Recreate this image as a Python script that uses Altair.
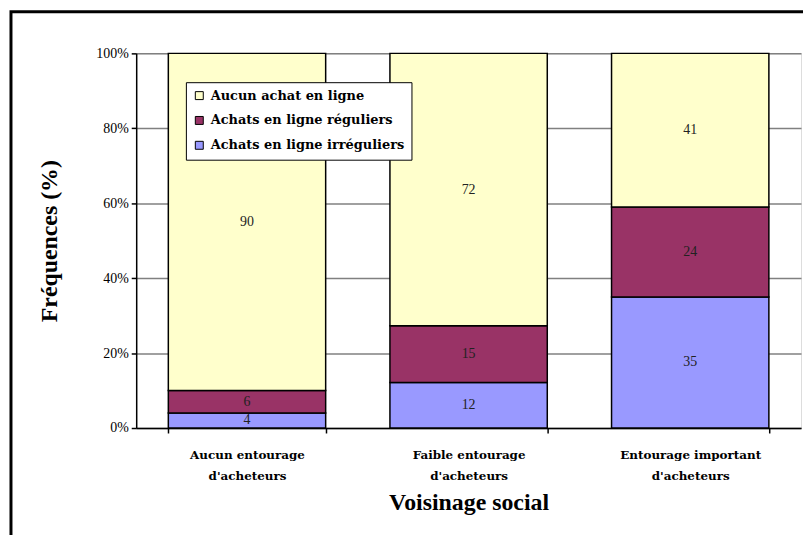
import altair as alt
import pandas as pd

categories = ["Aucun entourage d'acheteurs", "Faible entourage d'acheteurs", "Entourage important d'acheteurs"]
series = ["Aucun achat en ligne", "Achats en ligne réguliers", "Achats en ligne irréguliers"]
stack_pos = [2, 1, 0]  # irréguliers at the bottom
colors = ["#FFFFCC", "#993366", "#9999FF"]
values = {
    "Aucun achat en ligne": [90, 72, 41],
    "Achats en ligne réguliers": [6, 15, 24],
    "Achats en ligne irréguliers": [4, 12, 35],
}

rows = []
for s, pos in zip(series, stack_pos):
    for c, v in zip(categories, values[s]):
        rows.append({"cat": c, "serie": s, "pos": pos, "val": v})
df = pd.DataFrame(rows)

serif = "Liberation Serif"
wide = "DejaVu Serif"

base = alt.Chart(df).transform_stack(
    stack="val", groupby=["cat"], as_=["y0", "y1"], offset="normalize",
    sort=[alt.SortField("pos", order="ascending")]
).transform_calculate(mid="(datum.y0 + datum.y1) / 2")

xenc = alt.X("cat:N", sort=categories,
             scale=alt.Scale(paddingInner=0.29, paddingOuter=0.145),
             axis=alt.Axis(
                 title="Voisinage social", titleFont=serif, titleFontSize=24, titleFontWeight="bold",
                 titleX=334.5, titleY=75, titleBaseline="middle", titleAlign="center",
                 labelFont=wide, labelFontSize=12, labelFontWeight="bold", labelColor="black",
                 labelAngle=0, labelPadding=17, labelLineHeight=21, labelLimit=300,
                 labelExpr="[slice(datum.label, 0, indexof(datum.label, \" d'\")), slice(datum.label, indexof(datum.label, \" d'\") + 1)]",
                 tickBand="extent", tickSize=5, tickColor="black", tickWidth=1.5,
                 domainColor="black", domainWidth=1.5, grid=False))

bars = base.mark_bar(stroke="black", strokeWidth=1.5).encode(
    x=xenc,
    y=alt.Y("y0:Q", scale=alt.Scale(domain=[0, 1], nice=False),
            axis=alt.Axis(format=".0%", values=[0, 0.2, 0.4, 0.6, 0.8, 1.0],
                          title="Fréquences (%)", titleFont=serif, titleFontSize=24,
                          titleFontWeight="bold", titleX=-87, titleY=188.5, titleAngle=270,
                          titleAlign="center", titleBaseline="middle",
                          labelFont=serif, labelFontSize=14, labelColor="black", labelPadding=3,
                          tickSize=5, tickColor="black", tickWidth=1.5,
                          domainColor="black", domainWidth=1.5,
                          gridColor="#808080", gridWidth=1.5)),
    y2="y1:Q",
    color=alt.Color("serie:N", scale=alt.Scale(domain=series, range=colors),
                    legend=alt.Legend(title=None, orient="none", legendX=50, legendY=29,
                                      fillColor="white", strokeColor="black", padding=7,
                                      rowPadding=11, symbolType="square", symbolSize=64,
                                      symbolStrokeColor="black", symbolStrokeWidth=1,
                                      labelFont=wide, labelFontSize=13, labelFontWeight="bold",
                                      labelColor="black", labelLimit=400, labelOffset=5)),
    order=alt.Order("pos:Q"),
)

labels = base.mark_text(font=serif, fontSize=14, color="#222222").encode(
    x=alt.X("cat:N", sort=categories),
    y=alt.Y("mid:Q"),
    text=alt.Text("val:Q"),
)

frame = alt.Chart(pd.DataFrame({"f": [0]})).mark_rect(
    filled=False, stroke="black", strokeWidth=3
).encode(x=alt.value(-126), x2=alt.value(720), y=alt.value(-42), y2=alt.value(560))

chart = alt.layer(bars, labels, frame).properties(
    width=669, height=377,
    autosize=alt.AutoSizeParams(type="none"),
    padding={"left": 129, "top": 44, "right": 2, "bottom": 106},
).configure_view(stroke="#808080", strokeWidth=1.5).configure(background="white")

chart.save("out.html", embed_options={"renderer": "svg", "actions": False})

+ + +

### AIM
Every line is to be duplicated exactly, though pictures stay out.

### TASK OUTPUT
Recreate this image as a Python script that uses Altair.
import altair as alt
import pandas as pd

categories = ["Aucun entourage d'acheteurs", "Faible entourage d'acheteurs", "Entourage important d'acheteurs"]
series = ["Aucun achat en ligne", "Achats en ligne réguliers", "Achats en ligne irréguliers"]
stack_pos = [2, 1, 0]  # irréguliers at the bottom
colors = ["#FFFFCC", "#993366", "#9999FF"]
values = {
    "Aucun achat en ligne": [90, 72, 41],
    "Achats en ligne réguliers": [6, 15, 24],
    "Achats en ligne irréguliers": [4, 12, 35],
}

rows = []
for s, pos in zip(series, stack_pos):
    for c, v in zip(categories, values[s]):
        rows.append({"cat": c, "serie": s, "pos": pos, "val": v})
df = pd.DataFrame(rows)

serif = "Liberation Serif"
wide = "DejaVu Serif"

base = alt.Chart(df).transform_stack(
    stack="val", groupby=["cat"], as_=["y0", "y1"], offset="normalize",
    sort=[alt.SortField("pos", order="ascending")]
).transform_calculate(mid="(datum.y0 + datum.y1) / 2")

xenc = alt.X("cat:N", sort=categories,
             scale=alt.Scale(paddingInner=0.29, paddingOuter=0.145),
             axis=alt.Axis(
                 title="Voisinage social", titleFont=serif, titleFontSize=24, titleFontWeight="bold",
                 titleX=334.5, titleY=75, titleBaseline="middle", titleAlign="center",
                 labelFont=wide, labelFontSize=12, labelFontWeight="bold", labelColor="black",
                 labelAngle=0, labelPadding=17, labelLineHeight=21, labelLimit=300,
                 labelExpr="[slice(datum.label, 0, indexof(datum.label, \" d'\")), slice(datum.label, indexof(datum.label, \" d'\") + 1)]",
                 tickBand="extent", tickSize=5, tickColor="black", tickWidth=1.5,
                 domainColor="black", domainWidth=1.5, grid=False))

bars = base.mark_bar(stroke="black", strokeWidth=1.5).encode(
    x=xenc,
    y=alt.Y("y0:Q", scale=alt.Scale(domain=[0, 1], nice=False),
            axis=alt.Axis(format=".0%", values=[0, 0.2, 0.4, 0.6, 0.8, 1.0],
                          title="Fréquences (%)", titleFont=serif, titleFontSize=24,
                          titleFontWeight="bold", titleX=-87, titleY=188.5, titleAngle=270,
                          titleAlign="center", titleBaseline="middle",
                          labelFont=serif, labelFontSize=14, labelColor="black", labelPadding=3,
                          tickSize=5, tickColor="black", tickWidth=1.5,
                          domainColor="black", domainWidth=1.5,
                          gridColor="#808080", gridWidth=1.5)),
    y2="y1:Q",
    color=alt.Color("serie:N", scale=alt.Scale(domain=series, range=colors),
                    legend=alt.Legend(title=None, orient="none", legendX=50, legendY=29,
                                      fillColor="white", strokeColor="black", padding=7,
                                      rowPadding=11, symbolType="square", symbolSize=64,
                                      symbolStrokeColor="black", symbolStrokeWidth=1,
                                      labelFont=wide, labelFontSize=13, labelFontWeight="bold",
                                      labelColor="black", labelLimit=400, labelOffset=5)),
    order=alt.Order("pos:Q"),
)

labels = base.mark_text(font=serif, fontSize=14, color="#222222").encode(
    x=alt.X("cat:N", sort=categories),
    y=alt.Y("mid:Q"),
    text=alt.Text("val:Q"),
)

frame = alt.Chart(pd.DataFrame({"f": [0]})).mark_rect(
    filled=False, stroke="black", strokeWidth=3
).encode(x=alt.value(-126), x2=alt.value(720), y=alt.value(-42), y2=alt.value(560))

chart = alt.layer(bars, labels, frame).properties(
    width=669, height=377,
    autosize=alt.AutoSizeParams(type="none"),
    padding={"left": 129, "top": 44, "right": 2, "bottom": 106},
).configure_view(stroke="#808080", strokeWidth=1.5).configure(background="white")

chart.save("out.html", embed_options={"renderer": "svg", "actions": False})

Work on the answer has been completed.